The Politics of Foreign Direct Investment into Developing Countries: Increasing FDI through International Trade Agreements?

Authors


  • For comments on previous versions of this article, we are grateful to Nancy Brune, Mark Buntaine, Kevin Davis, Jeff Frieden, Joanne Gowa, Joseph Grieco, Nate Jensen, Judith Kelley, Thomas Kenyon, Benedict Kingsbury, Quan Li, Eddy Malesky, Mark Manger, Guillermo Rosas, Shanker Satyanath, Andrew Sobel, and participants of presentations at APSA 2004; Duke University; University of California, San Diego; Washington University; New York University School of Law; and Stanford Law School, as well as the editor and anonymous reviewers of AJPS. We thank Nancy Brune, Jose Antonio Cheibub, Zach Elkins, Witold Henisz, Jon Pevehouse, Beth Simmons, WDI, and UNCTAD for making data available to us; and we thank Matt Fehrs, Tom Kenyon, Ivan Savic, and especially Raymond Hicks for research assistance.

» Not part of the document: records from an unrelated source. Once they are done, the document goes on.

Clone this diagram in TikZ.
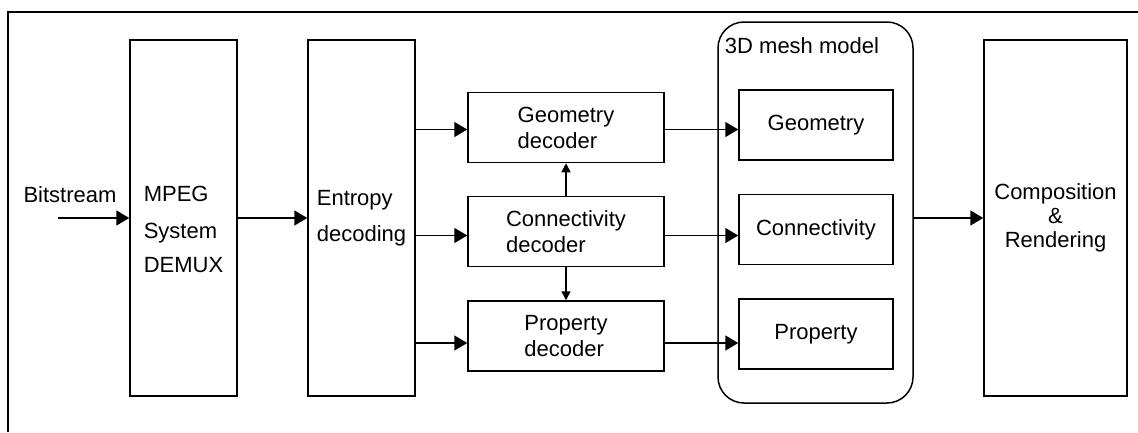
\documentclass[tikz,border=0pt]{standalone}
\usepackage{fontspec}
\setmainfont{Liberation Sans}
\usetikzlibrary{arrows.meta, positioning}

\begin{document}
\begin{tikzpicture}[x=1pt,y=-1pt,->,>={Triangle[length=13pt,width=15pt]},line width=1.5pt,
       font=\fontsize{22}{26}\selectfont]
       \tikzstyle{tall}=[draw,rectangle,minimum width=107pt,minimum height=356pt,align=left,inner sep=2pt]
       \tikzstyle{dec}=[draw,rectangle,minimum width=196pt,minimum height=70pt,align=left,inner sep=2pt]
       \tikzstyle{part}=[draw,rectangle,minimum width=154pt,minimum height=70pt,inner sep=2pt]
       \tikzstyle{small}=[-{Triangle[length=9pt,width=9pt]}]

       \useasboundingbox (0,0) rectangle (1138,432);
       \draw[-] (8,432) -- (8,12) -- (1138,12);

       \node[tall,text height=110pt]  (demux) at (183.5,218) {MPEG\\[11pt]System\\[8pt]DEMUX};
       \node[tall]  (ent)   at (361.5,218) {Entropy\\[10pt]decoding};

       \node        (bits)  at (70,195) {Bitstream};
       \coordinate  (src)   at (58,218);

       \node[dec]   (gdec)  at (566,127.5) {Geometry\\decoder};
       \node[dec]   (cdec)  at (566,231.5) {Connectivity\\decoder};
       \node[dec]   (pdec)  at (566,336)   {Property\\decoder};

       \node[draw,rectangle,rounded corners=26pt,minimum width=195pt,minimum height=381pt] (mesh) at (815.5,212.5) {};
       \node        (meshlbl) at (802,46) {3D mesh model};
       \node[part]  (geo)   at (816,125)   {Geometry};
       \node[part]  (con)   at (816,229.5) {Connectivity};
       \node[part]  (prop)  at (816,334)   {Property};

       \node[draw,rectangle,minimum width=143pt,minimum height=356pt,align=center] (comp) at (1055.5,218)
            {Composition\\[-2pt]\&\\[-2pt]Rendering};

       % input and demux
       \draw (src) -- (demux.west |- src);
       \draw (demux.east) -- (ent.west);

       % entropy to decoders
       \draw ([yshift=-2pt]ent.east |- gdec.west) -- ([yshift=-2pt]gdec.west);
       \draw ([yshift=-4pt]ent.east |- cdec.west) -- ([yshift=-4pt]cdec.west);
       \draw ([yshift=-7pt]ent.east |- pdec.west) -- ([yshift=-7pt]pdec.west);

       \draw[small] (cdec.north) -- (gdec.south);
       \draw[small] (cdec.south) -- (pdec.north);

       % decoders to mesh parts
       \draw ([yshift=-2pt]gdec.east) -- ([yshift=-2pt]gdec.east -| geo.west);
       \draw ([yshift=-4pt]cdec.east) -- ([yshift=-4pt]cdec.east -| con.west);
       \draw ([yshift=-7pt]pdec.east) -- ([yshift=-7pt]pdec.east -| prop.west);

       \draw (mesh.east |- comp.west) -- (comp.west);
\end{tikzpicture}
\end{document}
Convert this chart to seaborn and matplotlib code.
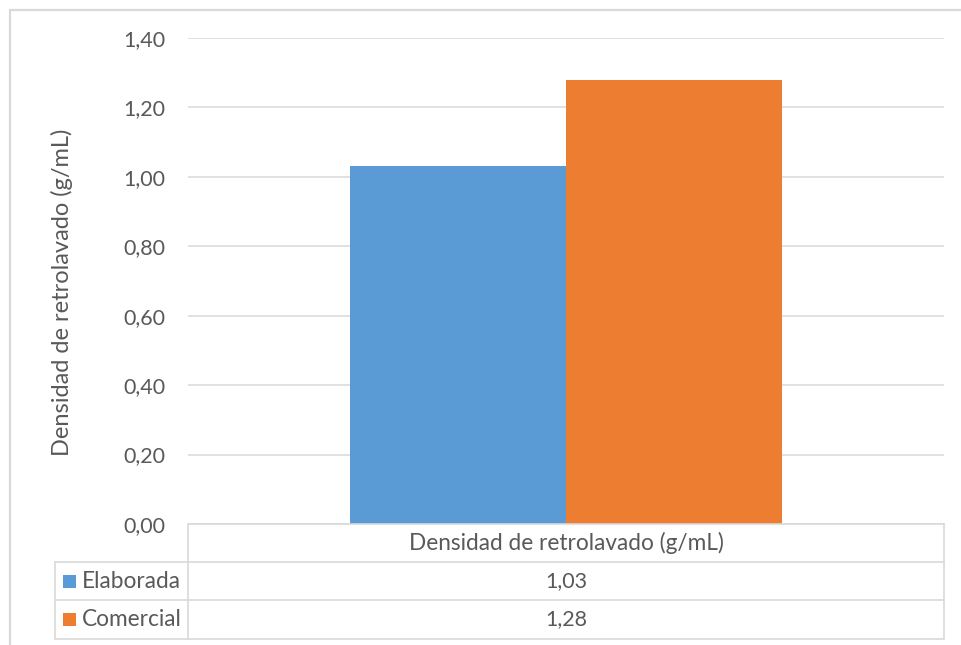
import matplotlib
matplotlib.use("Agg")
import matplotlib.pyplot as plt
from matplotlib.lines import Line2D
from matplotlib.patches import Rectangle
from matplotlib.ticker import FuncFormatter, MultipleLocator
import seaborn as sns
import pandas as pd

# ---- data ----
categorias = ["Densidad de retrolavado (g/mL)"]
series = ["Elaborada", "Comercial"]
valores = [1.03, 1.28]
colores = ["#5B9BD5", "#ED7D31"]
ylabel = "Densidad de retrolavado (g/mL)"

df = pd.DataFrame({
    "categoria": [categorias[0]] * len(series),
    "serie": series,
    "valor": valores,
})

sns.set_theme(style="white")
plt.rcParams["font.family"] = ["Lato", "DejaVu Sans"]
GRAY = "#595959"
LINE = "#d9d9d9"
FS = 15.5
FS2 = 16.3

W, H = 962, 645
fig = plt.figure(figsize=(W / 100, H / 100), dpi=100)
fig.patch.set_facecolor("white")

def fx(x):
    return x / W

def fy(y):
    return 1 - y / H

L, R, T, B = 188, 944, 38, 524
ax = fig.add_axes([fx(L), fy(B), fx(R) - fx(L), fy(T) - fy(B)])

sns.barplot(data=df, x="categoria", y="valor", hue="serie", palette=colores,
            hue_order=series, width=0.571, saturation=1, legend=False, ax=ax,
            edgecolor="none", linewidth=0, zorder=3)

ax.set_xlim(-0.5, 0.5)
ax.set_ylim(0, 1.4)
ax.yaxis.set_major_locator(MultipleLocator(0.2))
ax.yaxis.set_major_formatter(FuncFormatter(lambda v, p: f"{v:.2f}".replace(".", ",")))
ax.grid(axis="y", color=LINE, linewidth=1.1, zorder=0)
ax.set_axisbelow(True)
for s in ax.spines.values():
    s.set_visible(False)
ax.set_xticks([])
ax.set_xlabel("")
ax.tick_params(axis="y", length=0, pad=16, labelsize=FS, labelcolor=GRAY)
ax.set_ylabel(ylabel, fontsize=FS2 + 0.7, color=GRAY)
ax.yaxis.set_label_coords((62 - L) / (R - L), (B - 292) / (B - T))
ax.yaxis.label.set_va("center")

# ---- outer chart border ----
fig.add_artist(Rectangle((fx(10), fy(700)), fx(1000) - fx(10), fy(10) - fy(700),
                         transform=fig.transFigure, fill=False,
                         edgecolor=LINE, linewidth=1.6))

# ---- data table ----
def hline(y, x0, x1):
    fig.add_artist(Line2D([fx(x0), fx(x1)], [fy(y), fy(y)], transform=fig.transFigure,
                          color=LINE, linewidth=1.2))

def vline(x, y0, y1):
    fig.add_artist(Line2D([fx(x), fx(x)], [fy(y0), fy(y1)], transform=fig.transFigure,
                          color=LINE, linewidth=1.2))

rows = [524, 562, 600, 639]
hline(rows[0], L, R)
for y in rows[1:]:
    hline(y, 55, R)
vline(L, rows[0], rows[-1])
vline(R, rows[0], rows[-1])
vline(55, rows[1], rows[-1])

cx = (L + R) / 2
fig.text(fx(cx), fy((rows[0] + rows[1]) / 2), categorias[0], ha="center", va="center",
         fontsize=FS2, color=GRAY)
for i, (s, v, c) in enumerate(zip(series, valores, colores)):
    yc = (rows[i + 1] + rows[i + 2]) / 2
    fig.add_artist(Rectangle((fx(63), fy(yc + 6.5)), fx(76) - fx(63), fy(yc - 6.5) - fy(yc + 6.5),
                             transform=fig.transFigure, facecolor=c, edgecolor="none"))
    fig.text(fx(82), fy(yc), s, ha="left", va="center", fontsize=FS2, color=GRAY)
    fig.text(fx(cx), fy(yc), f"{v:.2f}".replace(".", ","), ha="center", va="center",
             fontsize=FS, color=GRAY)

fig.savefig("out.png", dpi=100, facecolor="white")
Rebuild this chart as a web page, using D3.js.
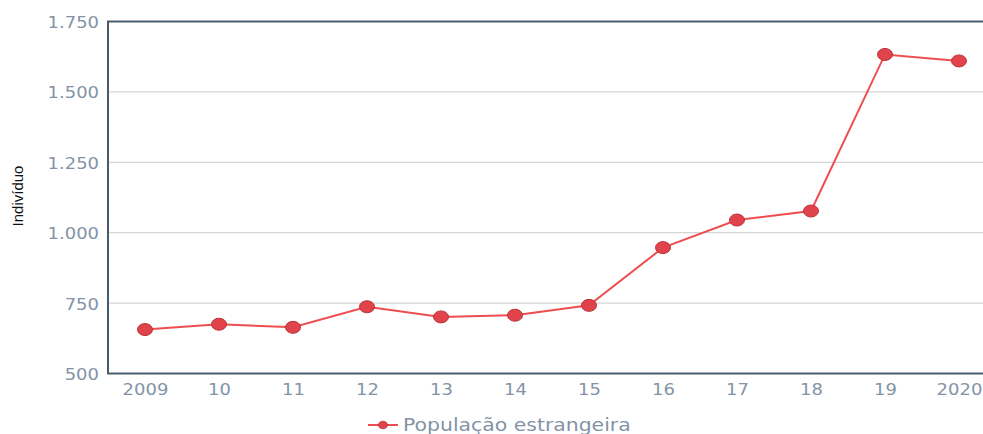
<!DOCTYPE html>
<html><head><meta charset="utf-8">
<script src="https://cdn.jsdelivr.net/npm/d3@7"></script>
<style>html,body{margin:0;padding:0;background:#fff;overflow:hidden}</style>
</head><body>
<svg id="c" width="983" height="434"></svg>
<script>
const years = ["2009","10","11","12","13","14","15","16","17","18","19","2020"];
const populacao = [656, 675, 664, 737, 701, 707, 742, 947, 1045, 1077, 1633, 1610];
const yTicks = [500, 750, 1000, 1250, 1500, 1750];
const seriesName = "População estrangeira";
const yTitle = "Indivíduo";

const svg = d3.select("#c");
const mLeft = 108, mRight = 996, mTop = 21.5, mBottom = 373.5;
const x = d3.scalePoint().domain(years).range([mLeft, mRight]).padding(0.5);
const y = d3.scaleLinear().domain([500, 1750]).range([mBottom, mTop]);
const fmt = v => d3.format(",")(v).replace(/,/g, ".");
const labelColor = "#8393a6";
const axisColor = "#4b5b6e";
const stretch = 1.09;

// gridlines
svg.append("g").selectAll("line").data(yTicks.slice(1, -1)).join("line")
  .attr("x1", mLeft).attr("x2", mRight)
  .attr("y1", d => y(d)).attr("y2", d => y(d))
  .attr("stroke", "#d6d6d6").attr("stroke-width", 1.2);

// y axis labels
const yAxis = svg.append("g").attr("transform", `translate(${mLeft},0)`)
  .call(d3.axisLeft(y).tickValues(yTicks).tickFormat(fmt).tickSize(0).tickPadding(9));
yAxis.select(".domain").remove();
yAxis.selectAll("text").attr("fill", labelColor)
  .style("font-family", "DejaVu Sans, sans-serif").style("font-size", "16.5px")
  .attr("x", -9 / stretch).attr("dy", "0.36em")
  .attr("transform", `scale(${stretch},1)`);

// x axis labels
const xAxis = svg.append("g").attr("transform", `translate(0,${mBottom})`)
  .call(d3.axisBottom(x).tickSize(0).tickPadding(9));
xAxis.select(".domain").remove();
xAxis.selectAll("text").attr("fill", labelColor)
  .style("font-family", "DejaVu Sans, sans-serif").style("font-size", "16.5px")
  .attr("dy", "0.75em")
  .attr("transform", `scale(${stretch},1)`);

// frame
svg.append("rect").attr("x", mLeft).attr("y", mTop)
  .attr("width", mRight - mLeft).attr("height", mBottom - mTop)
  .attr("fill", "none").attr("stroke", axisColor).attr("stroke-width", 2);

// y title
svg.append("text").attr("transform", "translate(23,196) rotate(-90)")
  .attr("text-anchor", "middle").attr("fill", "#111")
  .style("font-family", "Liberation Sans, Arial, sans-serif").style("font-size", "15px")
  .text(yTitle);

// line
const line = d3.line().x((d, i) => x(years[i])).y(d => y(d));
svg.append("path").datum(populacao).attr("d", line)
  .attr("fill", "none").attr("stroke", "#ee4e50").attr("stroke-width", 2);

svg.append("g").selectAll("ellipse").data(populacao).join("ellipse")
  .attr("cx", (d, i) => x(years[i])).attr("cy", d => y(d))
  .attr("rx", 7.5).attr("ry", 6)
  .attr("fill", "#e0444a").attr("stroke", "#b83438").attr("stroke-width", 1);

// legend
const lg = svg.append("g").attr("transform", "translate(368,425)");
lg.append("line").attr("x1", 0).attr("x2", 30).attr("y1", 0).attr("y2", 0)
  .attr("stroke", "#ee4e50").attr("stroke-width", 2);
lg.append("ellipse").attr("cx", 15).attr("cy", 0).attr("rx", 4.5).attr("ry", 3.8)
  .attr("fill", "#e0444a").attr("stroke", "#b83438").attr("stroke-width", 0.8);
lg.append("text").attr("transform", "translate(35,0) scale(1.2,1)").attr("dy", "0.36em")
  .attr("fill", labelColor)
  .style("font-family", "DejaVu Sans, sans-serif").style("font-size", "17px")
  .text(seriesName);
</script>
</body></html>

Tim Büthe (corresponding author) is assistant professor of political science, Duke University, on leave 2007–09 while a RWJ Foundation Research Scholar at the University of California, Berkeley; 303 Perkins Library, Duke University, Durham, NC 27708-0204 (buthe@duke.edu; http://www.buthe.info). Helen V. Milner is B. C. Forbes Professor of Politics and International Affairs at Princeton University, chair of its Department of Politics and director of the Niehaus Center for Globalization and Governance at Princeton's Woodrow Wilson School, 431 Robertson Hall, Princeton University, Princeton, NJ 08544 (hmilner@princeton.edu; http://www.princeton.edu/~hmilner/).

Abstract

The flow of foreign direct investment into developing countries varies greatly across countries and over time. The political factors that affect these flows are not well understood. Focusing on the relationship between trade and investment, we argue that international trade agreements—GATT/WTO and preferential trade agreements (PTAs)—provide mechanisms for making commitments to foreign investors about the treatment of their assets, thus reassuring investors and increasing investment. These international commitments are more credible than domestic policy choices, because reneging on them is more costly. Statistical analyses for 122 developing countries from 1970 to 2000 support this argument. Developing countries that belong to the WTO and participate in more PTAs experience greater FDI inflows than otherwise, controlling for many factors including domestic policy preferences and taking into account possible endogeneity. Joining international trade agreements allows developing countries to attract more FDI and thus increase economic growth.